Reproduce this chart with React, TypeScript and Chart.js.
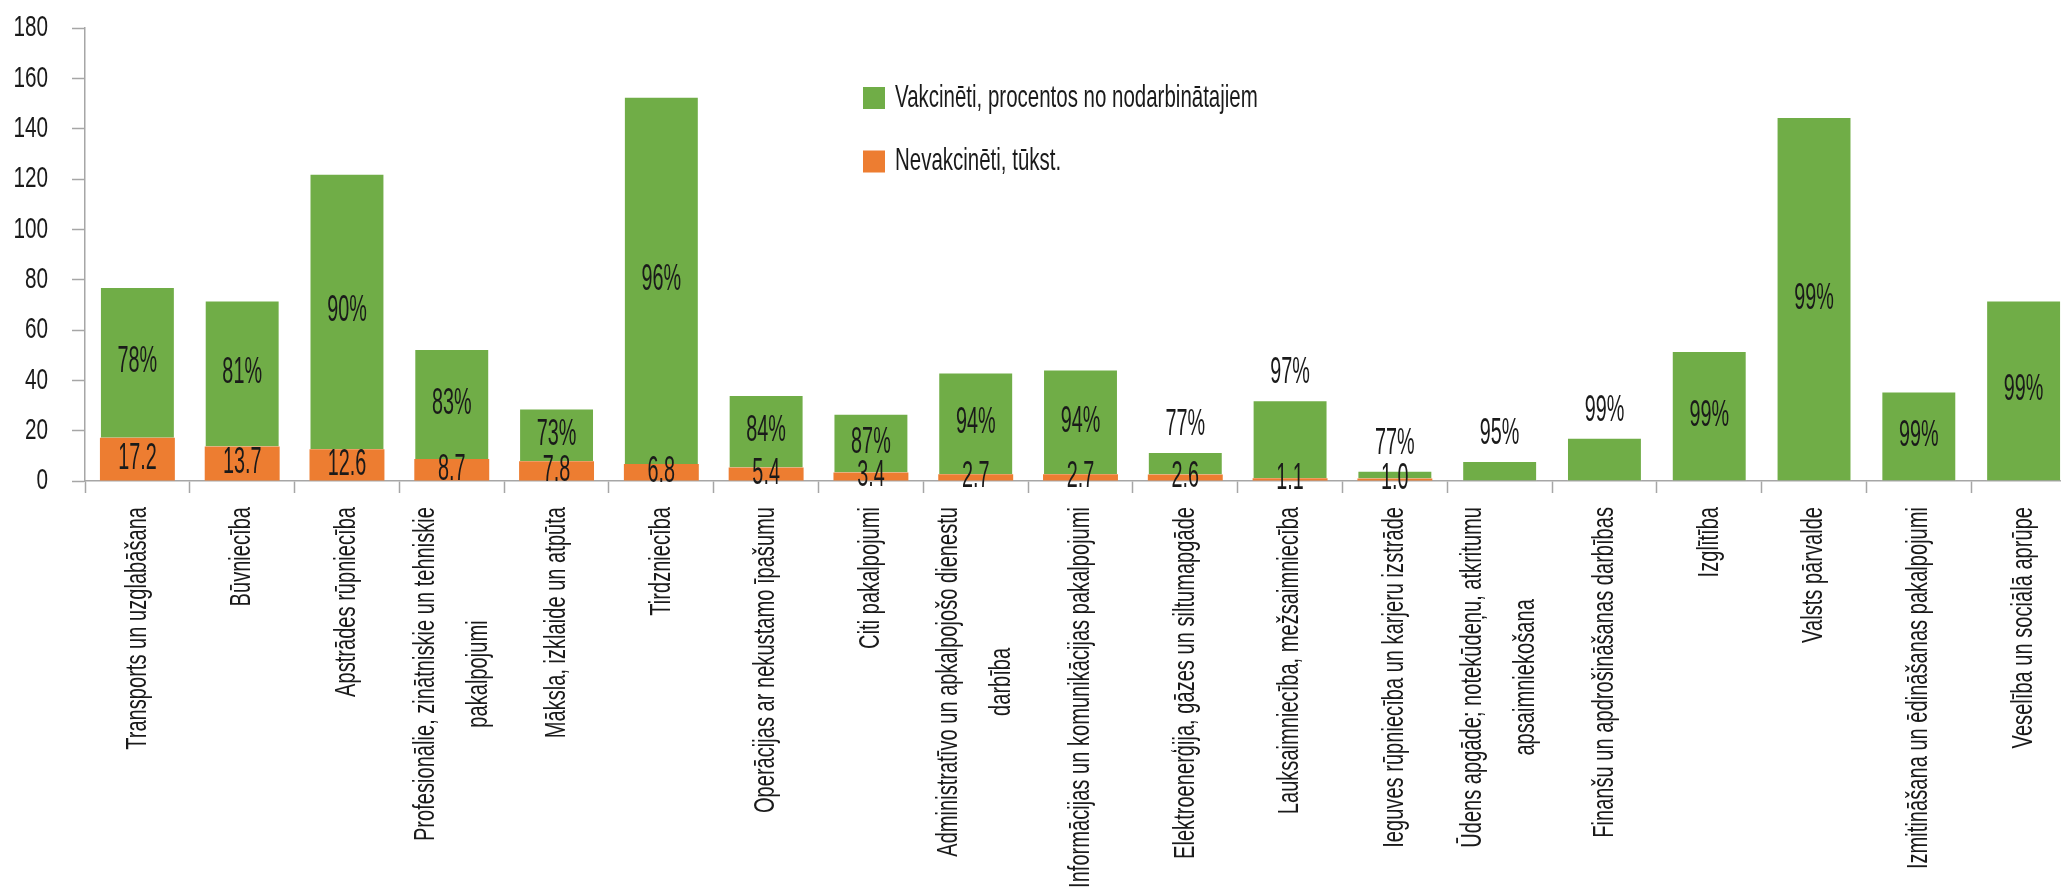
import React, { useEffect, useRef } from "react";
import { Chart, registerables } from "chart.js";

Chart.register(...registerables);

const categories: string[][] = [
  ["Transports un uzglabāšana"],
  ["Būvniecība"],
  ["Apstrādes rūpniecība"],
  ["Profesionālie, zinātniskie un tehniskie", "pakalpojumi"],
  ["Māksla, izklaide un atpūta"],
  ["Tirdzniecība"],
  ["Operācijas ar nekustamo īpašumu"],
  ["Citi pakalpojumi"],
  ["Administratīvo un apkalpojošo dienestu", "darbība"],
  ["Informācijas un komunikācijas pakalpojumi"],
  ["Elektroenerģija, gāzes un siltumapgāde"],
  ["Lauksaimniecība, mežsaimniecība"],
  ["Ieguves rūpniecība un karjeru izstrāde"],
  ["Ūdens apgāde; notekūdeņu, atkritumu", "apsaimniekošana"],
  ["Finanšu un apdrošināšanas darbības"],
  ["Izglītība"],
  ["Valsts pārvalde"],
  ["Izmitināšana un ēdināšanas pakalpojumi"],
  ["Veselība un sociālā aprūpe"],
];

// Unvaccinated, thousands (orange, bottom segment)
const unvaccinated: number[] = [
  17.2, 13.7, 12.6, 8.7, 7.8, 6.8, 5.4, 3.4, 2.7, 2.7, 2.6, 1.1, 1.0, 0, 0, -0.6, -0.6, -0.6, -0.6,
];

// Vaccinated, thousands (green, top segment)
const vaccinated: number[] = [
  59.9, 58.0, 109.5, 43.8, 21.0, 145.9, 28.8, 23.3, 40.4, 41.6, 8.9, 31.0, 3.1, 7.9, 17.2, 51.7, 144.6, 35.6, 71.7,
];

// Vaccinated share of employees, %
const vaccinatedPercent: number[] = [
  78, 81, 90, 83, 73, 96, 84, 87, 94, 94, 77, 97, 77, 95, 99, 99, 99, 99, 99,
];

// Whether the percentage label sits above the bar
const percentAbove: boolean[] = [
  false, false, false, false, false, false, false, false, false, false,
  true, true, true, true, true, false, false, false, false,
];

const legendLabels: string[] = ["Vakcinēti, procentos no nodarbinātajiem", "Nevakcinēti, tūkst."];

const Y_MIN = 0;
const Y_MAX = 180;
const Y_STEP = 20;

const GREEN = "#70AD47";
const ORANGE = "#ED7D31";
const AXIS = "#a6a6a6";
const TEXT = "#1a1a1a";
const FONT = '"Liberation Sans", Arial, sans-serif';

function drawText(
  ctx: CanvasRenderingContext2D,
  text: string,
  x: number,
  y: number,
  size: number,
  sx: number,
  align: CanvasTextAlign,
  rotate = false
) {
  ctx.save();
  ctx.translate(x, y);
  if (rotate) ctx.rotate(-Math.PI / 2);
  ctx.scale(sx, 1);
  ctx.font = `${size}px ${FONT}`;
  ctx.fillStyle = TEXT;
  ctx.textAlign = align;
  ctx.textBaseline = "middle";
  ctx.fillText(text, 0, 0);
  ctx.restore();
}

const textPlugin = {
  id: "condensedText",
  afterDraw(chart: any) {
    const ctx: CanvasRenderingContext2D = chart.ctx;
    const area = chart.chartArea;
    const yScale = chart.scales.y;
    const xScale = chart.scales.x;

    // Y tick labels
    yScale.ticks.forEach((t: any) => {
      const py = yScale.getPixelForValue(t.value);
      drawText(ctx, String(t.value), area.left - 37, py, 30, 0.69, "right");
    });

    // Category labels (rotated)
    const labelSize = 30;
    const labelSx = 0.67;
    const lineGap = 53;
    const topY = area.bottom + 26;
    categories.forEach((lines, i) => {
      const cx = xScale.getPixelForValue(i);
      ctx.save();
      ctx.font = `${labelSize}px ${FONT}`;
      const maxW = Math.max(...lines.map((l) => ctx.measureText(l).width)) * labelSx;
      ctx.restore();
      const centerY = topY + maxW / 2;
      lines.forEach((line, j) => {
        const lx = cx + (j - (lines.length - 1) / 2) * lineGap;
        drawText(ctx, line, lx, centerY, labelSize, labelSx, "center", true);
      });
    });

    // Data labels
    const metaOrange = chart.getDatasetMeta(0);
    const metaGreen = chart.getDatasetMeta(1);
    unvaccinated.forEach((v, i) => {
      if (v <= 0) return;
      const el = metaOrange.data[i];
      const { x, y, base } = el.getProps(["x", "y", "base"], true);
      drawText(ctx, v.toFixed(1), x, (y + base) / 2, 36, 0.55, "center");
    });
    vaccinatedPercent.forEach((p, i) => {
      const el = metaGreen.data[i];
      const { x, y, base } = el.getProps(["x", "y", "base"], true);
      const ly = percentAbove[i] ? y - 27 : (y + base) / 2;
      drawText(ctx, `${p}%`, x, ly, 36, 0.55, "center");
    });

    // Legend
    const legendColors = [GREEN, ORANGE];
    const lx = 863;
    const lyStart = 98;
    const lyGap = 63.5;
    legendLabels.forEach((label, i) => {
      const cy = lyStart + i * lyGap;
      ctx.save();
      ctx.fillStyle = legendColors[i];
      ctx.fillRect(lx, cy - 11, 22, 22);
      ctx.restore();
      drawText(ctx, label, lx + 32, cy, 32, 0.64, "left");
    });
  },
};

export default function App() {
  const canvasRef = useRef<HTMLCanvasElement | null>(null);

  useEffect(() => {
    document.body.style.margin = "0";
    const canvas = canvasRef.current;
    if (!canvas) return;
    const chart = new Chart(canvas, {
      type: "bar",
      data: {
        labels: categories.map((c) => c.join(" ")),
        datasets: [
          {
            label: legendLabels[1],
            data: unvaccinated,
            backgroundColor: ORANGE,
            borderColor: "rgba(255,255,255,0.35)",
            borderWidth: 0,
            barPercentage: 0.715,
            categoryPercentage: 1,
          },
          {
            label: legendLabels[0],
            data: vaccinated,
            backgroundColor: GREEN,
            borderColor: "rgba(255,255,255,0.35)",
            borderWidth: { top: 1, left: 1, right: 1, bottom: 0 } as any,
            barPercentage: 0.715,
            categoryPercentage: 1,
          },
        ],
      },
      options: {
        animation: false,
        responsive: false,
        maintainAspectRatio: false,
        devicePixelRatio: 1,
        layout: { padding: { left: 72, right: 4, top: 28, bottom: 401 } },
        plugins: {
          legend: { display: false },
          tooltip: { enabled: false },
          title: { display: false },
        },
        scales: {
          x: {
            stacked: true,
            offset: true,
            grid: {
              display: true,
              drawOnChartArea: false,
              drawTicks: true,
              tickLength: 12,
              tickColor: AXIS,
              tickWidth: 1.5,
              offset: true,
            },
            border: { display: true, color: AXIS, width: 1.5 },
            ticks: { display: false },
          },
          y: {
            stacked: true,
            min: Y_MIN,
            max: Y_MAX,
            grid: {
              display: true,
              drawOnChartArea: false,
              drawTicks: true,
              tickLength: 13,
              tickColor: AXIS,
              tickWidth: 1.5,
            },
            border: { display: true, color: AXIS, width: 1.5 },
            ticks: { display: false, stepSize: Y_STEP },
          },
        },
      },
      plugins: [textPlugin],
    });
    return () => chart.destroy();
  }, []);

  return (
    <div style={{ position: "fixed", left: 0, top: 0, width: 2080, height: 894, background: "#fff" }}>
      <canvas ref={canvasRef} width={2080} height={894} style={{ display: "block" }} />
    </div>
  );
}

### What the task requires
Omit the pictures and give the material again, exactly and in full.

### Full solution
Reproduce this chart with React, TypeScript and Chart.js.
import React, { useEffect, useRef } from "react";
import { Chart, registerables } from "chart.js";

Chart.register(...registerables);

const categories: string[][] = [
  ["Transports un uzglabāšana"],
  ["Būvniecība"],
  ["Apstrādes rūpniecība"],
  ["Profesionālie, zinātniskie un tehniskie", "pakalpojumi"],
  ["Māksla, izklaide un atpūta"],
  ["Tirdzniecība"],
  ["Operācijas ar nekustamo īpašumu"],
  ["Citi pakalpojumi"],
  ["Administratīvo un apkalpojošo dienestu", "darbība"],
  ["Informācijas un komunikācijas pakalpojumi"],
  ["Elektroenerģija, gāzes un siltumapgāde"],
  ["Lauksaimniecība, mežsaimniecība"],
  ["Ieguves rūpniecība un karjeru izstrāde"],
  ["Ūdens apgāde; notekūdeņu, atkritumu", "apsaimniekošana"],
  ["Finanšu un apdrošināšanas darbības"],
  ["Izglītība"],
  ["Valsts pārvalde"],
  ["Izmitināšana un ēdināšanas pakalpojumi"],
  ["Veselība un sociālā aprūpe"],
];

// Unvaccinated, thousands (orange, bottom segment)
const unvaccinated: number[] = [
  17.2, 13.7, 12.6, 8.7, 7.8, 6.8, 5.4, 3.4, 2.7, 2.7, 2.6, 1.1, 1.0, 0, 0, -0.6, -0.6, -0.6, -0.6,
];

// Vaccinated, thousands (green, top segment)
const vaccinated: number[] = [
  59.9, 58.0, 109.5, 43.8, 21.0, 145.9, 28.8, 23.3, 40.4, 41.6, 8.9, 31.0, 3.1, 7.9, 17.2, 51.7, 144.6, 35.6, 71.7,
];

// Vaccinated share of employees, %
const vaccinatedPercent: number[] = [
  78, 81, 90, 83, 73, 96, 84, 87, 94, 94, 77, 97, 77, 95, 99, 99, 99, 99, 99,
];

// Whether the percentage label sits above the bar
const percentAbove: boolean[] = [
  false, false, false, false, false, false, false, false, false, false,
  true, true, true, true, true, false, false, false, false,
];

const legendLabels: string[] = ["Vakcinēti, procentos no nodarbinātajiem", "Nevakcinēti, tūkst."];

const Y_MIN = 0;
const Y_MAX = 180;
const Y_STEP = 20;

const GREEN = "#70AD47";
const ORANGE = "#ED7D31";
const AXIS = "#a6a6a6";
const TEXT = "#1a1a1a";
const FONT = '"Liberation Sans", Arial, sans-serif';

function drawText(
  ctx: CanvasRenderingContext2D,
  text: string,
  x: number,
  y: number,
  size: number,
  sx: number,
  align: CanvasTextAlign,
  rotate = false
) {
  ctx.save();
  ctx.translate(x, y);
  if (rotate) ctx.rotate(-Math.PI / 2);
  ctx.scale(sx, 1);
  ctx.font = `${size}px ${FONT}`;
  ctx.fillStyle = TEXT;
  ctx.textAlign = align;
  ctx.textBaseline = "middle";
  ctx.fillText(text, 0, 0);
  ctx.restore();
}

const textPlugin = {
  id: "condensedText",
  afterDraw(chart: any) {
    const ctx: CanvasRenderingContext2D = chart.ctx;
    const area = chart.chartArea;
    const yScale = chart.scales.y;
    const xScale = chart.scales.x;

    // Y tick labels
    yScale.ticks.forEach((t: any) => {
      const py = yScale.getPixelForValue(t.value);
      drawText(ctx, String(t.value), area.left - 37, py, 30, 0.69, "right");
    });

    // Category labels (rotated)
    const labelSize = 30;
    const labelSx = 0.67;
    const lineGap = 53;
    const topY = area.bottom + 26;
    categories.forEach((lines, i) => {
      const cx = xScale.getPixelForValue(i);
      ctx.save();
      ctx.font = `${labelSize}px ${FONT}`;
      const maxW = Math.max(...lines.map((l) => ctx.measureText(l).width)) * labelSx;
      ctx.restore();
      const centerY = topY + maxW / 2;
      lines.forEach((line, j) => {
        const lx = cx + (j - (lines.length - 1) / 2) * lineGap;
        drawText(ctx, line, lx, centerY, labelSize, labelSx, "center", true);
      });
    });

    // Data labels
    const metaOrange = chart.getDatasetMeta(0);
    const metaGreen = chart.getDatasetMeta(1);
    unvaccinated.forEach((v, i) => {
      if (v <= 0) return;
      const el = metaOrange.data[i];
      const { x, y, base } = el.getProps(["x", "y", "base"], true);
      drawText(ctx, v.toFixed(1), x, (y + base) / 2, 36, 0.55, "center");
    });
    vaccinatedPercent.forEach((p, i) => {
      const el = metaGreen.data[i];
      const { x, y, base } = el.getProps(["x", "y", "base"], true);
      const ly = percentAbove[i] ? y - 27 : (y + base) / 2;
      drawText(ctx, `${p}%`, x, ly, 36, 0.55, "center");
    });

    // Legend
    const legendColors = [GREEN, ORANGE];
    const lx = 863;
    const lyStart = 98;
    const lyGap = 63.5;
    legendLabels.forEach((label, i) => {
      const cy = lyStart + i * lyGap;
      ctx.save();
      ctx.fillStyle = legendColors[i];
      ctx.fillRect(lx, cy - 11, 22, 22);
      ctx.restore();
      drawText(ctx, label, lx + 32, cy, 32, 0.64, "left");
    });
  },
};

export default function App() {
  const canvasRef = useRef<HTMLCanvasElement | null>(null);

  useEffect(() => {
    document.body.style.margin = "0";
    const canvas = canvasRef.current;
    if (!canvas) return;
    const chart = new Chart(canvas, {
      type: "bar",
      data: {
        labels: categories.map((c) => c.join(" ")),
        datasets: [
          {
            label: legendLabels[1],
            data: unvaccinated,
            backgroundColor: ORANGE,
            borderColor: "rgba(255,255,255,0.35)",
            borderWidth: 0,
            barPercentage: 0.715,
            categoryPercentage: 1,
          },
          {
            label: legendLabels[0],
            data: vaccinated,
            backgroundColor: GREEN,
            borderColor: "rgba(255,255,255,0.35)",
            borderWidth: { top: 1, left: 1, right: 1, bottom: 0 } as any,
            barPercentage: 0.715,
            categoryPercentage: 1,
          },
        ],
      },
      options: {
        animation: false,
        responsive: false,
        maintainAspectRatio: false,
        devicePixelRatio: 1,
        layout: { padding: { left: 72, right: 4, top: 28, bottom: 401 } },
        plugins: {
          legend: { display: false },
          tooltip: { enabled: false },
          title: { display: false },
        },
        scales: {
          x: {
            stacked: true,
            offset: true,
            grid: {
              display: true,
              drawOnChartArea: false,
              drawTicks: true,
              tickLength: 12,
              tickColor: AXIS,
              tickWidth: 1.5,
              offset: true,
            },
            border: { display: true, color: AXIS, width: 1.5 },
            ticks: { display: false },
          },
          y: {
            stacked: true,
            min: Y_MIN,
            max: Y_MAX,
            grid: {
              display: true,
              drawOnChartArea: false,
              drawTicks: true,
              tickLength: 13,
              tickColor: AXIS,
              tickWidth: 1.5,
            },
            border: { display: true, color: AXIS, width: 1.5 },
            ticks: { display: false, stepSize: Y_STEP },
          },
        },
      },
      plugins: [textPlugin],
    });
    return () => chart.destroy();
  }, []);

  return (
    <div style={{ position: "fixed", left: 0, top: 0, width: 2080, height: 894, background: "#fff" }}>
      <canvas ref={canvasRef} width={2080} height={894} style={{ display: "block" }} />
    </div>
  );
}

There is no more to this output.